I am one of those people whose presence raises questions. I am very often greeted with, “where you from” even in the town where I grew up.  ...You’re in somebody else’s house. You are not in charge… Part of being from is an embodiment of what is thought to typify a place, a way of being. Ji Su Kwak reflects on her outside status with a deadpan gaze at someone else’s way of looking. She gathers snapshots from strangers. Who knows what they mean to the folks who took them. There is a sense of remove, a gap between a mnemonic device that recalls a memory and an image removed of its narrative content. We are left uncertain. The images feel familiar, more so because likenesses are lost in Ji Su’s simplifications. We have been there, made that gesture, shared a drink or the meal, gathered to be included in the group that was there. Pushing the shutter release defines the group, or reasserts its definitions. Drawing these images does something else. Asks questions about nostalgia more than steeping in it. Refuses to recognize. Sees from further away without actually being further away.
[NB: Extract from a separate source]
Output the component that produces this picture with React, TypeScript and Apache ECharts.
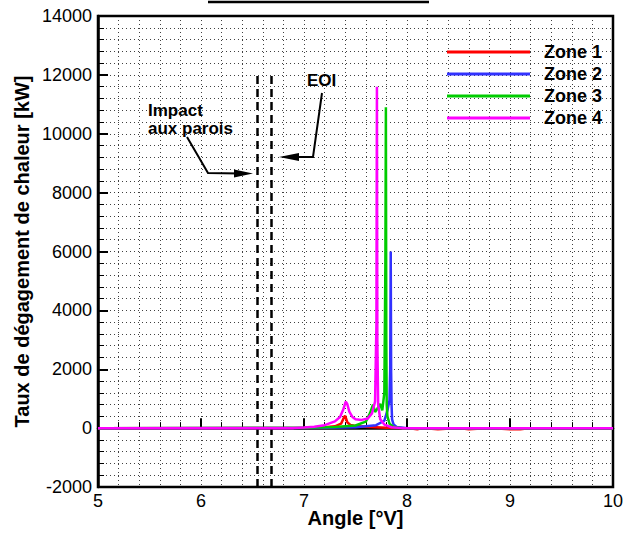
import React, { useEffect, useRef } from "react";
import * as echarts from "echarts";

// Heat release rate per zone versus crank angle
const zoneNames = ["Zone 1", "Zone 2", "Zone 3", "Zone 4"];
const zoneColors = ["#ff0000", "#3232ff", "#00cc00", "#ff00ff"];

const zone1Angle = [5.0, 7.0, 7.2, 7.3, 7.36, 7.39, 7.4, 7.42, 7.45, 7.5, 7.6, 7.7, 7.8, 8.0, 8.1, 8.15, 8.3, 8.5, 8.6, 8.8, 9.0, 9.1, 9.2, 10.0];
const zone1Value = [0, 10, 30, 60, 150, 380, 420, 200, 110, 70, 50, 30, 10, 0, -40, 0, -40, 0, -40, 0, -40, -40, 0, 0];

const zone2Angle = [5.0, 7.2, 7.5, 7.7, 7.78, 7.81, 7.83, 7.837, 7.842, 7.846, 7.85, 7.855, 7.87, 7.9, 8.0, 10.0];
const zone2Value = [0, 10, 30, 100, 250, 600, 950, 2000, 6000, 1900, 800, 300, 120, 40, 0, 0];

const zone3Angle = [5.0, 7.0, 7.3, 7.5, 7.6, 7.64, 7.67, 7.69, 7.71, 7.74, 7.76, 7.78, 7.79, 7.795, 7.799, 7.803, 7.81, 7.83, 7.87, 7.95, 10.0];
const zone3Value = [0, 10, 40, 90, 220, 500, 800, 550, 650, 820, 600, 1200, 5500, 10900, 3000, 800, 400, 150, 40, 0, 0];

const zone4Angle = [5.0, 6.9, 7.0, 7.1, 7.2, 7.3, 7.35, 7.38, 7.405, 7.42, 7.44, 7.47, 7.5, 7.56, 7.62, 7.66, 7.69, 7.703, 7.708, 7.712, 7.72, 7.74, 7.78, 7.85, 7.95, 10.0];
const zone4Value = [0, 0, 20, 50, 100, 230, 380, 620, 900, 820, 560, 380, 300, 280, 330, 500, 900, 3500, 11600, 3000, 800, 300, 120, 30, 0, 0];

const zoneAngles = [zone1Angle, zone2Angle, zone3Angle, zone4Angle];
const zoneValues = [zone1Value, zone2Value, zone3Value, zone4Value];

// Reference events on the angle axis
const impactAngle = 6.55;
const eoiAngle = 6.68;
const markerTop = 12000;

const xTicks = { min: 5, max: 10, interval: 1 };
const yTicks = { min: -2000, max: 14000, interval: 2000 };

const FONT = "Liberation Sans, Arial, sans-serif";

export default function App() {
  const ref = useRef<HTMLDivElement>(null);

  useEffect(() => {
    document.body.style.margin = "0";
    const chart = echarts.init(ref.current!, undefined, { renderer: "svg" });

    const dotted = { color: "#000", width: 1, type: [1, 3] as number[], opacity: 0.75 };

    const series: any[] = zoneNames.map((name, i) => ({
      name,
      type: "line",
      showSymbol: false,
      data: zoneAngles[i].map((a, k) => [a, zoneValues[i][k]]),
      lineStyle: { color: zoneColors[i], width: 2.5 },
      itemStyle: { color: zoneColors[i] },
      z: 3 + i,
    }));

    series.push({
      name: "markers",
      type: "line",
      data: [],
      silent: true,
      markLine: {
        symbol: "none",
        silent: true,
        label: { show: false },
        lineStyle: { color: "#000", width: 2.5, type: [8, 5] },
        data: [
          [{ coord: [impactAngle, yTicks.min] }, { coord: [impactAngle, markerTop] }],
          [{ coord: [eoiAngle, yTicks.min] }, { coord: [eoiAngle, markerTop] }],
        ],
      },
    });

    chart.setOption({
      animation: false,
      grid: {
        left: 98,
        top: 16,
        width: 515,
        height: 471,
        show: true,
        borderColor: "#000",
        borderWidth: 2.5,
        outerBoundsMode: "none",
        containLabel: false,
      },
      legend: {
        data: zoneNames,
        orient: "vertical",
        left: 442,
        top: 38,
        icon: "rect",
        itemWidth: 83,
        itemHeight: 3,
        itemGap: 4,
        textStyle: {
          fontFamily: FONT,
          fontWeight: "bold",
          fontSize: 18,
          lineHeight: 18,
          color: "#000",
          padding: [0, 0, 0, 9],
        },
      },
      xAxis: {
        type: "value",
        min: xTicks.min,
        max: xTicks.max,
        interval: xTicks.interval,
        name: "Angle [°V]",
        nameLocation: "middle",
        nameGap: 21,
        nameMoveOverlap: false,
        nameTextStyle: { fontFamily: FONT, fontWeight: "bold", fontSize: 20, color: "#000" },
        axisLine: { lineStyle: { color: "#000", width: 2.5 } },
        axisTick: { inside: true, length: 10, lineStyle: { color: "#000", width: 2 } },
        minorTick: { show: true, splitNumber: 5, length: 6, lineStyle: { color: "#000", width: 1 } },
        axisLabel: { fontFamily: FONT, fontSize: 18, color: "#000", margin: 5 },
        splitLine: { show: true, lineStyle: dotted },
        minorSplitLine: { show: true, lineStyle: dotted },
      },
      yAxis: {
        type: "value",
        min: yTicks.min,
        max: yTicks.max,
        interval: yTicks.interval,
        name: "Taux de dégagement de chaleur [kW]",
        nameLocation: "middle",
        nameGap: 66,
        nameMoveOverlap: false,
        nameTextStyle: { fontFamily: FONT, fontWeight: "bold", fontSize: 20, color: "#000" },
        axisLine: { lineStyle: { color: "#000", width: 2.5 } },
        axisTick: { inside: true, length: 10, lineStyle: { color: "#000", width: 2 } },
        minorTick: { show: true, splitNumber: 5, length: 6, lineStyle: { color: "#000", width: 1 } },
        axisLabel: {
          fontFamily: FONT,
          fontSize: 18,
          color: "#000",
          margin: 6,
          formatter: (v: number) => String(v),
        },
        splitLine: { show: true, lineStyle: dotted },
        minorSplitLine: { show: true, lineStyle: dotted },
      },
      graphic: [
        {
          type: "line",
          shape: { x1: 208, y1: 2, x2: 429, y2: 2 },
          style: { stroke: "#000", lineWidth: 2.5 },
        },
        {
          type: "text",
          left: 148,
          top: 101,
          style: {
            text: "Impact\naux parois",
            fontFamily: FONT,
            fontWeight: "bold",
            fontSize: 17,
            lineHeight: 18,
            fill: "#000",
          },
        },
        {
          type: "text",
          left: 307,
          top: 72,
          style: { text: "EOI", fontFamily: FONT, fontWeight: "bold", fontSize: 17, fill: "#000" },
        },
        {
          type: "polyline",
          shape: { points: [[187, 137], [208, 173], [240, 173.5]] },
          style: { stroke: "#000", lineWidth: 2, fill: "none" },
        },
        {
          type: "polygon",
          shape: { points: [[234, 169.5], [253, 173.5], [234, 177.5]] },
          style: { fill: "#000" },
        },
        {
          type: "polyline",
          shape: { points: [[322, 93], [313, 157], [292, 157]] },
          style: { stroke: "#000", lineWidth: 2, fill: "none" },
        },
        {
          type: "polygon",
          shape: { points: [[299, 153], [279, 157], [299, 161]] },
          style: { fill: "#000" },
        },
      ],
      series,
    });

    return () => chart.dispose();
  }, []);

  return (
    <div
      ref={ref}
      style={{ position: "absolute", left: 0, top: 0, width: 634, height: 534 }}
    />
  );
}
Amaranth Borsuk and Julie Wills wrestle with aphorisms. They uncover something about truth: it is locally produced. The tenor of moral declaration stems from familiarity rather than a self-evident quality. Amaranth and Julie address language in a call-and-response format, mirroring the malleability of things we hold so dear, so true, so foundational. When we are not in the place where values or identities come from, the inner workings of structures come into play, and with a bit of work that play can lead us to focus.

The approaches come together in the contradictions they share. The conflation of presence and absence. Uncovering ticks and tricks of letting in and keeping out. Longing to be inside when inside looks exactly like where you already are.